• **EXERCISE GOAL**
Only the lines from the line containing "Write the Plotly code for this chart." through the line containing "ftc300_y = [1.68, 2.03, 2.10, 2.57, 1.62, 1.11, 1.37]" should be reproduced, please, with no pictures.

(Rows from a dataset of charts and code)
• • • •

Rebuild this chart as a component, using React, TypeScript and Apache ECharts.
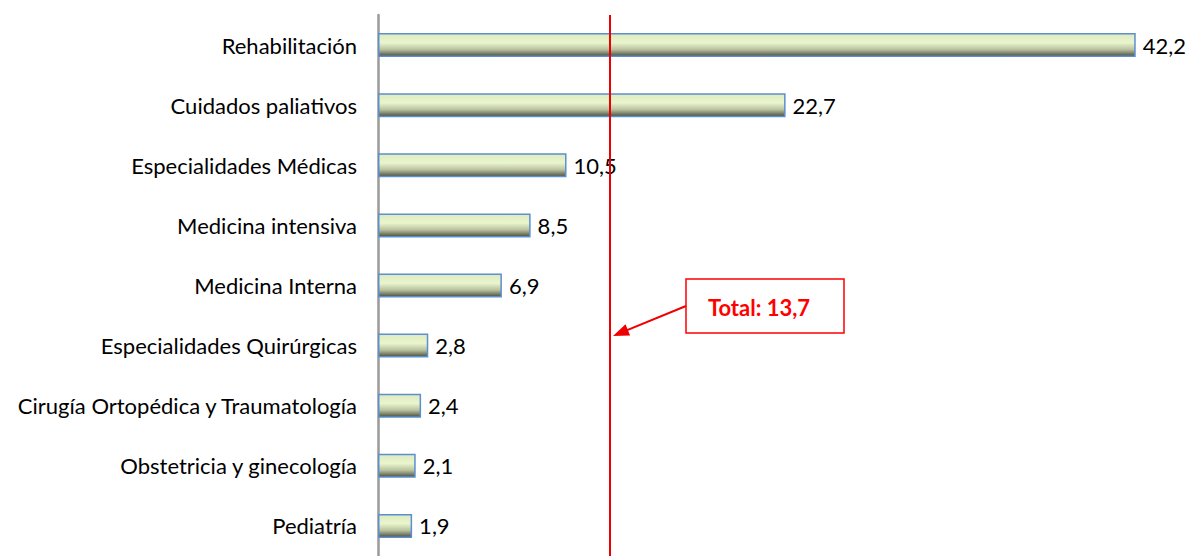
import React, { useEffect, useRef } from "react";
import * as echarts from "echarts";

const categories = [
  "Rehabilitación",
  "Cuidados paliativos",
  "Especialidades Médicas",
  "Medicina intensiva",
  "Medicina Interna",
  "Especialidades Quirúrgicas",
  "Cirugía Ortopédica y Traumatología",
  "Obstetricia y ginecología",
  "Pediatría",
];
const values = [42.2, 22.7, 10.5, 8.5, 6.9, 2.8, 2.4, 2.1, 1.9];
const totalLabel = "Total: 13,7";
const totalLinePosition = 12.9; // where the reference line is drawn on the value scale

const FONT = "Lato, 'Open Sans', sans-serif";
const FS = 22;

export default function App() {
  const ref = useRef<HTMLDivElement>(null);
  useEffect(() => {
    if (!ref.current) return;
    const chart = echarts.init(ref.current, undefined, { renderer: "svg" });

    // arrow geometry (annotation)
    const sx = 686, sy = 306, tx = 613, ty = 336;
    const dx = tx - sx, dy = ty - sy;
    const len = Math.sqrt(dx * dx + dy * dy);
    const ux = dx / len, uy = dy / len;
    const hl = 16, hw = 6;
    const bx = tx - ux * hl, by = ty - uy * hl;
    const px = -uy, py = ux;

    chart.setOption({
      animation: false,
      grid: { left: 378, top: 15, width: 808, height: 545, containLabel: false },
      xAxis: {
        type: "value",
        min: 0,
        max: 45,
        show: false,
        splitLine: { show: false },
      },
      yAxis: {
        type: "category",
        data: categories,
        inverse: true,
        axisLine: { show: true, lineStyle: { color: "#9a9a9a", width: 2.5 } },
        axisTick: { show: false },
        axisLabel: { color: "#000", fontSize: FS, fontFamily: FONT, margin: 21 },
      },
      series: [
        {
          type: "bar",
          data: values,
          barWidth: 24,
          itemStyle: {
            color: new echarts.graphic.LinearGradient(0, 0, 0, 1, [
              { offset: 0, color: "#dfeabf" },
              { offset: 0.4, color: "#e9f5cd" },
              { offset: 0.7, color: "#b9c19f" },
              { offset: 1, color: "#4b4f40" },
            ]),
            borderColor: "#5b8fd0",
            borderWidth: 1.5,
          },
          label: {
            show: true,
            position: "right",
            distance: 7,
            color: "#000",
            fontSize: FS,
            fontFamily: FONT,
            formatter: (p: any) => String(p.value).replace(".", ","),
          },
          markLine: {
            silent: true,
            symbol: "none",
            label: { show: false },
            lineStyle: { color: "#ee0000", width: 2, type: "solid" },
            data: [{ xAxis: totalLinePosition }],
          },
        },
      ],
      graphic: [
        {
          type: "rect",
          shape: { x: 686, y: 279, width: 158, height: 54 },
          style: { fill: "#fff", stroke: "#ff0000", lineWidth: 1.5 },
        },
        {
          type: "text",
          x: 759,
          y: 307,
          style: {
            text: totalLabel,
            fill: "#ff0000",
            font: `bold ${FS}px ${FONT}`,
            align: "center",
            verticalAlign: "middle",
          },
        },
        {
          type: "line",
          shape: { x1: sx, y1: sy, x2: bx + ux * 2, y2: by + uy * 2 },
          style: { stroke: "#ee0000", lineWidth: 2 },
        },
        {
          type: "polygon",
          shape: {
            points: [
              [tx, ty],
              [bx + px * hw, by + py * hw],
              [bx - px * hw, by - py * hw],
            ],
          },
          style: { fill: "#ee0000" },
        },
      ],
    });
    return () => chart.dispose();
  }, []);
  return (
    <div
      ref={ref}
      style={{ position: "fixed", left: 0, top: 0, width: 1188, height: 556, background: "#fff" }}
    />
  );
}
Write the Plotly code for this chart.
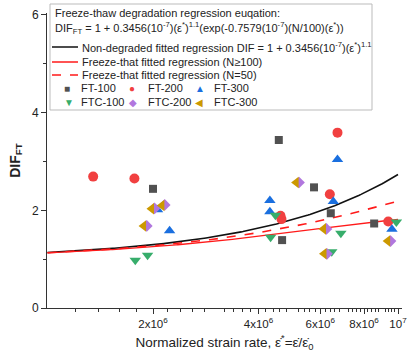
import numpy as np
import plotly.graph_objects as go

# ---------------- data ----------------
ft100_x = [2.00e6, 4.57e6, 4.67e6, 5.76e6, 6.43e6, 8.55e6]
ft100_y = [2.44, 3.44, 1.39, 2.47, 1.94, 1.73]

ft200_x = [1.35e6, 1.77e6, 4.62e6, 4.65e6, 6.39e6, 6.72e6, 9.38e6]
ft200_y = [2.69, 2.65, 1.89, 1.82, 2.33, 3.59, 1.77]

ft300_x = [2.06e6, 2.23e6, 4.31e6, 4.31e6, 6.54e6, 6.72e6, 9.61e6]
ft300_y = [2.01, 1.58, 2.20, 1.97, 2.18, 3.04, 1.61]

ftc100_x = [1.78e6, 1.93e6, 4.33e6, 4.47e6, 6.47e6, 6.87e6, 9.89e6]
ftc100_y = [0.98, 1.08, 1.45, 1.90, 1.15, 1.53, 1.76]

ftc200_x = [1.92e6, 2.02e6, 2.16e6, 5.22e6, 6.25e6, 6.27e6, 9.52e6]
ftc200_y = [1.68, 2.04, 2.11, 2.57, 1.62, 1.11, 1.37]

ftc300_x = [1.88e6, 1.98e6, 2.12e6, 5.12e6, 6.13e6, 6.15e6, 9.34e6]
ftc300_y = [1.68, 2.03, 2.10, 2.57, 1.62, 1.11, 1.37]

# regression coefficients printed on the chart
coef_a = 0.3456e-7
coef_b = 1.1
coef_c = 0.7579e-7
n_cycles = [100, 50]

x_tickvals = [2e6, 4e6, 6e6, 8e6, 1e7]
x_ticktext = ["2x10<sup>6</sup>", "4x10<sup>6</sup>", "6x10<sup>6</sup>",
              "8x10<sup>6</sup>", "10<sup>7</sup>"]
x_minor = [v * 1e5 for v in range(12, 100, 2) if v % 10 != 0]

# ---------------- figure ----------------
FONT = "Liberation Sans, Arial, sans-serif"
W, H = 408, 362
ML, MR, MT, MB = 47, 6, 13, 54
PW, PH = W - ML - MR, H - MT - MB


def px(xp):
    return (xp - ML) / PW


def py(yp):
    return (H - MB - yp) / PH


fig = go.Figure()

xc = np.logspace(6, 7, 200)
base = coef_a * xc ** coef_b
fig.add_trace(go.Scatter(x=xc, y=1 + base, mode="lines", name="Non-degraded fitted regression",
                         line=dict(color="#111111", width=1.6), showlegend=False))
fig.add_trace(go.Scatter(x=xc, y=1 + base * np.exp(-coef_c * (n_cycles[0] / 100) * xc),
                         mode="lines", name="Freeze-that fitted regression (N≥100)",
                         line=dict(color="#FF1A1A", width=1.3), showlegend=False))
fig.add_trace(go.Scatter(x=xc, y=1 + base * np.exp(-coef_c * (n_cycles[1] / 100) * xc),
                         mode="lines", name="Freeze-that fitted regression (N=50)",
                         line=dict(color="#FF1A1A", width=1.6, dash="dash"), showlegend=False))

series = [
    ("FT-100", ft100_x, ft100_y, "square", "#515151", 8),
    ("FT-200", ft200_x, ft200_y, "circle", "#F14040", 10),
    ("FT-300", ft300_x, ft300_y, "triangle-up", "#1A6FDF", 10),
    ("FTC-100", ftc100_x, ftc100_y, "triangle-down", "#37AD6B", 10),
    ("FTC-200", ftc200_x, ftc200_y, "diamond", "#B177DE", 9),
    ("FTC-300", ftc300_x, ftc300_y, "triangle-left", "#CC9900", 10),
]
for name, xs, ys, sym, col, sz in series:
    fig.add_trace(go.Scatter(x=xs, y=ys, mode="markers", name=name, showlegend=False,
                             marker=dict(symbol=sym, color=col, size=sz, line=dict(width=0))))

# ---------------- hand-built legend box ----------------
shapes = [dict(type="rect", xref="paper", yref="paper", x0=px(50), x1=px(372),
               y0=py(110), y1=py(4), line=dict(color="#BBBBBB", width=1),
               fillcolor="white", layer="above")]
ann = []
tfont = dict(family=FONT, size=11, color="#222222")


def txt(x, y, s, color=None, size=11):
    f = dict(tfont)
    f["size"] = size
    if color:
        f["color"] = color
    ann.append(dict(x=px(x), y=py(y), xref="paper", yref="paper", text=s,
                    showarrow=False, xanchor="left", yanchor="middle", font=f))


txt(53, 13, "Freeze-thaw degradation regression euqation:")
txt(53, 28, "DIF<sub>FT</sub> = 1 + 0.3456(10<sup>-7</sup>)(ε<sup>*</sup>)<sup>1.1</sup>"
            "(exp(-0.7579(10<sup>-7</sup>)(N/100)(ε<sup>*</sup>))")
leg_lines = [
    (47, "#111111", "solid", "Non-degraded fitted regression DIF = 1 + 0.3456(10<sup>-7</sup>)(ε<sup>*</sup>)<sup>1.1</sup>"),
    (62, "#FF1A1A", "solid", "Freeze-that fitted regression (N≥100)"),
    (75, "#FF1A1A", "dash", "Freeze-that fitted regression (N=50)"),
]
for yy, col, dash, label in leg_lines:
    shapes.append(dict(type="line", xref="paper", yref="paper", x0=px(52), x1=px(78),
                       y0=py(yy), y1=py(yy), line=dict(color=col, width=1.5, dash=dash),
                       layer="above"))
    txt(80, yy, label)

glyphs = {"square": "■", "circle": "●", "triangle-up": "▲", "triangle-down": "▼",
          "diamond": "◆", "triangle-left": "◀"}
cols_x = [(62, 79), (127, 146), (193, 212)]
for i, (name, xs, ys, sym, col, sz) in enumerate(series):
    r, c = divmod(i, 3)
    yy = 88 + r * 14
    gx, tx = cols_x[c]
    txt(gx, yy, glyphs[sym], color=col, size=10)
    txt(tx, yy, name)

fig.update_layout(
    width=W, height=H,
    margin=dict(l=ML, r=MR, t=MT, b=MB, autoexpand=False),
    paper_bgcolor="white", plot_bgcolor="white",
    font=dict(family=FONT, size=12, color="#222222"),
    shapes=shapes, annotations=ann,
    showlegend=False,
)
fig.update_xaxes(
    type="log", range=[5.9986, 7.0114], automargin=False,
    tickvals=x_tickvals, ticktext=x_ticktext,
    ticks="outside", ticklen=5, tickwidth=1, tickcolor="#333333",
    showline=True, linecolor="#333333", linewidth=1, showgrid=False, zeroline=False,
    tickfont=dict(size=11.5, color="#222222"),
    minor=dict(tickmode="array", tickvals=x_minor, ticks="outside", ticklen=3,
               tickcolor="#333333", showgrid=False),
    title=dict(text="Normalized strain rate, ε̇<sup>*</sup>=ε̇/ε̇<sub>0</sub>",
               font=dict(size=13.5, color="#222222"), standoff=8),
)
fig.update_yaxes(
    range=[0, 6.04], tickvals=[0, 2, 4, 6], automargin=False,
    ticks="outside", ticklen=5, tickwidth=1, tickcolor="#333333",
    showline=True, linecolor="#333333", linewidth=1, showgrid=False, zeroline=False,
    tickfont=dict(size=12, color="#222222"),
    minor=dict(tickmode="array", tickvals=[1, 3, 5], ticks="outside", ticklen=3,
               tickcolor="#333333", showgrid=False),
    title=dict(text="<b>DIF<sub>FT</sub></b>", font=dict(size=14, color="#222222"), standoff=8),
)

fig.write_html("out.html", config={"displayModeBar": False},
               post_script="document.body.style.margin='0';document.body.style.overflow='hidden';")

• • • •

• **EXERCISE OUTPUT**
Write the Plotly code for this chart.
import numpy as np
import plotly.graph_objects as go

# ---------------- data ----------------
ft100_x = [2.00e6, 4.57e6, 4.67e6, 5.76e6, 6.43e6, 8.55e6]
ft100_y = [2.44, 3.44, 1.39, 2.47, 1.94, 1.73]

ft200_x = [1.35e6, 1.77e6, 4.62e6, 4.65e6, 6.39e6, 6.72e6, 9.38e6]
ft200_y = [2.69, 2.65, 1.89, 1.82, 2.33, 3.59, 1.77]

ft300_x = [2.06e6, 2.23e6, 4.31e6, 4.31e6, 6.54e6, 6.72e6, 9.61e6]
ft300_y = [2.01, 1.58, 2.20, 1.97, 2.18, 3.04, 1.61]

ftc100_x = [1.78e6, 1.93e6, 4.33e6, 4.47e6, 6.47e6, 6.87e6, 9.89e6]
ftc100_y = [0.98, 1.08, 1.45, 1.90, 1.15, 1.53, 1.76]

ftc200_x = [1.92e6, 2.02e6, 2.16e6, 5.22e6, 6.25e6, 6.27e6, 9.52e6]
ftc200_y = [1.68, 2.04, 2.11, 2.57, 1.62, 1.11, 1.37]

ftc300_x = [1.88e6, 1.98e6, 2.12e6, 5.12e6, 6.13e6, 6.15e6, 9.34e6]
ftc300_y = [1.68, 2.03, 2.10, 2.57, 1.62, 1.11, 1.37]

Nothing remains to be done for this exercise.